I. SUMMARY OF FACTS AND CLAIMS
In December 2011, Plaintiff Kimberly Evans ("Evans") opened a credit card account with Credit One Bank, N.A. ("Credit One") with an account number ending in 2964. (Compl. ¶ 6, DN 1; Collins Aff. Ex. 3, at 1, DN 22-1). Evans allegedly used the credit card "exclusively for personal, family, and household purposes . . . ." (Compl. ¶ 7).
It was Credit One's regular practice to hold and service its accounts but to immediately sell the receivable portion of accounts (i.e., the payments from accountholders) to a wholly-owned entity called MHC Receivables, LLC ("MHC"). (Scott Aff. ¶¶ 2-3, DN 22-2). After Evans opened her account, MHC immediately sold the receivable portion of her account to another wholly-owned entity called FNBM, LLC ("FNBM"). (Scott Aff. ¶ 4).
On April 22, 2014, Credit One charged-off Evans' account after she defaulted. (Collins Aff. ¶ 15, DN 22-1; Collins Aff. Ex. 3, at 1). At the time of the charge-off, the account was subject to the "Credit One Visa/MasterCard Cardholder Agreement, Disclosure Statement, and Arbitration Agreement" ("Agreement"). (Collins Aff. ¶ 10; Collins Aff. Ex. 4, DN 22-1 [hereinafter Agreement]).
On April 30, 2014, Credit One sold Evans' account to MHC, but FNBM still retained the receivable portion of the account. (Scott Aff. ¶ 5, DN 22-2). On May 14, 2014, MHC and FNBM sold their interests in Evans' account to Sherman Originator III LLC ("Sherman"), resulting in Sherman owning all rights to the account. (Scott Aff. ¶ 5; Collins Aff. ¶ 3). On May 21, 2014, Sherman sold a broad portfolio of accounts to Defendant Midland Funding, LLC ("Midland"), which included all rights to Evans' account. (Collins Aff. ¶¶ 3, 6, 9; Collins Aff. Ex. 3, at 1; Mazzoli Aff. ¶¶ 4, 6, DN 22-3).
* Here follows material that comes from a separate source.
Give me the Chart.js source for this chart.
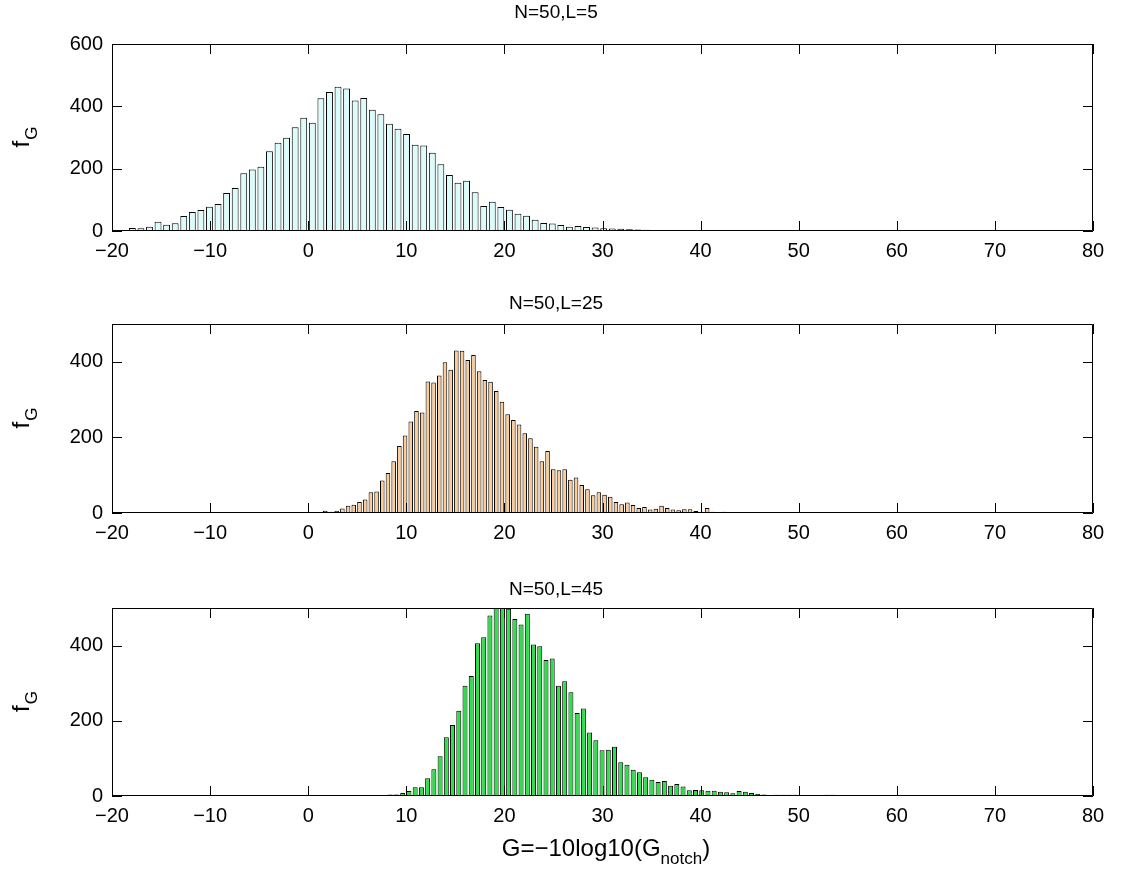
<!DOCTYPE html>
<html>
<head>
<meta charset="utf-8">
<script src="https://cdn.jsdelivr.net/npm/chart.js@4.4.1/dist/chart.umd.min.js"></script>
<style>
  html, body { margin: 0; padding: 0; background: #fff; }
  #wrap { position: relative; width: 1124px; height: 877px; }
  .panel { position: absolute; left: 0; width: 1124px; }
</style>
</head>
<body>
<div id="wrap">
  <div class="panel" style="top:0;height:282px"><canvas id="chartL5"></canvas></div>
  <div class="panel" style="top:282px;height:282px"><canvas id="chartL25"></canvas></div>
  <div class="panel" style="top:564px;height:313px"><canvas id="chartL45"></canvas></div>
</div>
<script>
// histogram bins (100 equal bins per panel): first bin centre, bin width, counts
const xTicks = [-20, -10, 0, 10, 20, 30, 40, 50, 60, 70, 80];
const yTicksL5 = [0, 200, 400, 600];
const yTicks = [0, 200, 400];

const l5Start = -18.8;
const l5Width = 0.8736;
const l5Counts = [
    3, 10, 9, 14, 30, 20, 25, 48, 61, 67,
    78, 87, 122, 138, 185, 197, 206, 256, 283, 299,
    333, 363, 347, 426, 446, 463, 457, 419, 427, 389,
    375, 344, 328, 311, 277, 274, 251, 214, 180, 155,
    161, 124, 80, 94, 77, 68, 55, 49, 36, 26,
    24, 19, 14, 16, 13, 11, 9, 8, 7, 6,
    5, 4, 3, 2, 2, 1, 1, 0, 1, 0,
    0, 1, 0, 0, 0, 0, 0, 0, 0, 0,
    0, 0, 0, 0, 0, 0, 0, 0, 0, 0,
    0, 0, 0, 0, 0, 0, 0, 0, 0, 1
];

const l25Start = -1.746;
const l25Width = 0.581;
const l25Counts = [
    1, 1, 0, 1, 1, 2, 6, 3, 6, 12,
    19, 22, 29, 36, 55, 57, 86, 106, 137, 177,
    205, 242, 270, 266, 348, 345, 364, 399, 379, 430,
    429, 405, 418, 375, 352, 347, 323, 294, 261, 246,
    234, 211, 198, 175, 137, 164, 116, 113, 116, 88,
    94, 74, 63, 47, 55, 48, 43, 29, 23, 28,
    21, 13, 16, 9, 11, 19, 13, 9, 7, 10,
    10, 5, 3, 13, 3, 2, 3, 2, 1, 2,
    1, 1, 2, 1, 1, 0, 1, 1, 1, 0,
    1, 0, 1, 1, 0, 0, 1, 0, 0, 1
];

const l45Start = 6.46;
const l45Width = 0.635;
const l45Counts = [
    1, 1, 2, 4, 4, 8, 13, 23, 23, 47,
    71, 106, 156, 189, 227, 293, 319, 406, 422, 480,
    508, 512, 498, 471, 456, 485, 403, 398, 362, 366,
    293, 305, 276, 221, 233, 169, 148, 122, 123, 131,
    90, 83, 70, 63, 50, 43, 37, 40, 27, 32,
    25, 15, 16, 15, 14, 14, 11, 10, 7, 13,
    11, 8, 6, 4, 1, 3, 3, 3, 3, 1,
    0, 1, 0, 3, 3, 1, 0, 1, 0, 0,
    1, 0, 0, 0, 1, 0, 0, 0, 0, 0,
    0, 0, 0, 0, 0, 0, 0, 0, 0, 1
];

const FONT = '"Liberation Sans", Arial, Helvetica, sans-serif';
Chart.defaults.font.family = FONT;
Chart.defaults.font.size = 20;
Chart.defaults.color = '#000';

function binPoints(start, width, counts) {
    return counts.map((c, i) => ({ x: start + i * width, y: c }));
}

function minusSign(v) {
    return String(v).replace('-', '\u2212');
}

// matlab style box, inward ticks, title and axis labels
const matlabAxes = {
    id: 'matlabAxes',
    afterDraw(chart, args, opts) {
        const { ctx, chartArea: a } = chart;
        const x = chart.scales.x, y = chart.scales.y;
        const tl = 10;
        ctx.save();
        ctx.strokeStyle = '#000';
        ctx.lineWidth = 1;
        ctx.beginPath();
        ctx.rect(Math.round(a.left) + 0.5, Math.round(a.top) + 0.5,
            Math.round(a.right - a.left) - 1, Math.round(a.bottom - a.top) - 1);
        x.ticks.forEach(t => {
            const px = Math.round(x.getPixelForValue(t.value)) + 0.5;
            ctx.moveTo(px, a.bottom); ctx.lineTo(px, a.bottom - tl);
            ctx.moveTo(px, a.top); ctx.lineTo(px, a.top + tl);
        });
        y.ticks.forEach(t => {
            const py = Math.round(y.getPixelForValue(t.value)) + 0.5;
            ctx.moveTo(a.left, py); ctx.lineTo(a.left + tl, py);
            ctx.moveTo(a.right, py); ctx.lineTo(a.right - tl, py);
        });
        ctx.stroke();

        ctx.fillStyle = '#000';
        ctx.textBaseline = 'middle';
        ctx.textAlign = 'center';
        ctx.font = '19px ' + FONT;
        ctx.fillText(opts.title, 556, a.top - opts.titleGap);

        // y label f_G
        ctx.textAlign = 'left';
        ctx.textBaseline = 'alphabetic';
        ctx.save();
        ctx.translate(29, (a.top + a.bottom) / 2);
        ctx.rotate(-Math.PI / 2);
        ctx.font = '24px ' + FONT;
        const wf = ctx.measureText('f').width;
        ctx.font = '17px ' + FONT;
        const wg = ctx.measureText('G').width;
        const x0 = -(wf + wg) / 2;
        ctx.font = '24px ' + FONT;
        ctx.fillText('f', x0, 0);
        ctx.font = '17px ' + FONT;
        ctx.fillText('G', x0 + wf + 1, 8);
        ctx.restore();

        if (opts.xLabel) {
            const main = 'G=\u221210log10(G', sub = 'notch', end = ')';
            ctx.font = '24px ' + FONT;
            const w1 = ctx.measureText(main).width, w3 = ctx.measureText(end).width;
            ctx.font = '17px ' + FONT;
            const w2 = ctx.measureText(sub).width;
            let sx = 606 - (w1 + w2 + w3) / 2;
            const by = a.bottom + opts.xLabelGap;
            ctx.font = '24px ' + FONT;
            ctx.fillText(main, sx, by);
            ctx.font = '17px ' + FONT;
            ctx.fillText(sub, sx + w1, by + 8);
            ctx.font = '24px ' + FONT;
            ctx.fillText(end, sx + w1 + w2, by);
        }
        ctx.restore();
    }
};

function makeHist(id, start, width, counts, color, yMax, yTickList, panel) {
    new Chart(document.getElementById(id), {
        type: 'bar',
        data: {
            datasets: [{
                data: binPoints(start, width, counts),
                backgroundColor: color,
                borderColor: '#000',
                borderWidth: 1,
                barPercentage: 0.8,
                categoryPercentage: 1,
                clip: 0
            }]
        },
        options: {
            responsive: true,
            maintainAspectRatio: false,
            animation: false,
            layout: { padding: { left: 0, right: 31, top: panel.top, bottom: 0 } },
            scales: {
                x: {
                    type: 'linear',
                    offset: false,
                    min: -20,
                    max: 80,
                    grid: { display: false, drawTicks: false },
                    border: { display: false },
                    afterBuildTicks: s => { s.ticks = xTicks.map(v => ({ value: v })); },
                    afterFit: s => { s.height = panel.xHeight; },
                    ticks: { autoSkip: false, maxRotation: 0, padding: 8, callback: v => minusSign(v) }
                },
                y: {
                    min: 0,
                    max: yMax,
                    grid: { display: false, drawTicks: false },
                    border: { display: false },
                    afterBuildTicks: s => { s.ticks = yTickList.map(v => ({ value: v })); },
                    afterFit: s => { s.width = 112; },
                    ticks: { padding: 9 }
                }
            },
            plugins: {
                legend: { display: false },
                tooltip: { enabled: false },
                matlabAxes: panel.labels
            }
        },
        plugins: [matlabAxes]
    });
}

makeHist('chartL5', l5Start, l5Width, l5Counts, '#dcfcfc', 600, yTicksL5,
    { top: 44, xHeight: 51, labels: { title: 'N=50,L=5', titleGap: 31 } });
makeHist('chartL25', l25Start, l25Width, l25Counts, '#fccc99', 500, yTicks,
    { top: 42, xHeight: 51, labels: { title: 'N=50,L=25', titleGap: 20 } });
makeHist('chartL45', l45Start, l45Width, l45Counts, '#2de04a', 500, yTicks,
    { top: 44, xHeight: 81, labels: { title: 'N=50,L=45', titleGap: 18, xLabel: true, xLabelGap: 60 } });
</script>
</body>
</html>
On March 20, 2015, Midland filed a collection action against Evans in Spencer District Court seeking to recover funds due relating to her Credit One account. (Compl. ¶ 6). Subsequently, on June 8, 2015, Midland obtained a default judgment against Evans, and on July 1, 2015, Midland filed a judgment lien against her. (Compl. ¶¶ 8-9, 11-12; Compl. Exs. A-B, DN 1-2 to 1-3). Through its counsel, Midland also attempted both wage and non-wage garnishments to collect on the judgment. (Compl. ¶¶ 14-21; Compl. Exs. C-F, DN 1-4 to 1-7).
On June 29, 2016, Evans filed this action alleging violations of the Fair Debt Collection Practices Act ("FDCPA"), 15 U.S.C. §§ 1692-1692o, state law, and a state court rule. (Compl. ¶ 1). In particular, Evans has alleged that counsel for Midland violated the FDCPA because the judgment lien and the garnishments included court costs to which Midland was not entitled. (Compl. ¶¶ 12, 16-23). Evans also has asserted that the judgment lien recording fee and costs associated with filing the garnishments were not awarded in the judgment, and Midlands' efforts to collect such fees and costs violated the FDCPA. (Compl. ¶¶ 24-35). Finally, Evans has asserted various class claims against Midland. (Compl. ¶¶ 36-52). After filing its answer, Midland moved to compel arbitration and stay or dismiss this case. (Def.'s Mot. Dismiss & Compel Arbitration, DN 22).
II. JURISDICTION
This Court has subject-matter jurisdiction over Evans' FDCPA claim based upon federal question jurisdiction. See 28 U.S.C. § 1331. In addition, the Court has supplemental jurisdiction over her state-law claims. See 28 U.S.C. § 1367(a).
III. STANDARD OF REVIEW
In ruling on a motion to compel arbitration, courts apply the summary judgment standard in Fed. R. Civ. P. 56(c). See Arnold v. Rent-a-Center, Inc., No. 11-18-JBC, 2011 WL 1810145, at *2 (E.D. Ky. May 12, 2011) ("This court will treat the motion to compel arbitration as one for summary judgment . . . ."); Weddle Enters., Inc. v. Treviicos-Soletanche, J.V., No. 1:14CV-00061-JHM, 2014 WL 5242904, at *2 (W.D. Ky. Oct. 15, 2014) ("A motion to dismiss based on the existence of a valid arbitration agreement is not evaluated under the usual Fed. R. Civ. P. 12(b)(6) standard. Instead, courts apply the standard applicable to motions for summary judgment." (citations omitted)). "In order to show that the validity of the agreement is in issue, the party opposing arbitration must show a genuine issue of material fact as to the validity of the agreement to arbitrate, a showing that mirrors the summary judgment standard." Great Earth Cos. v. Simons, 288 F.3d 878, 889 (6th Cir. 2002) (internal quotation marks omitted).
IV. DISCUSSION
Under the Federal Arbitration Act ("FAA"), 9 U.S.C. §§ 1-16, a written agreement to arbitrate disputes arising out of contracts involving interstate commerce "shall be valid, irrevocable, and enforceable, save upon such grounds as exist at law or in equity for the revocation of any contract." Stout v. J.D. Byrider, 228 F.3d 709, 714 (6th Cir. 2000) (quoting 9 U.S.C. § 2).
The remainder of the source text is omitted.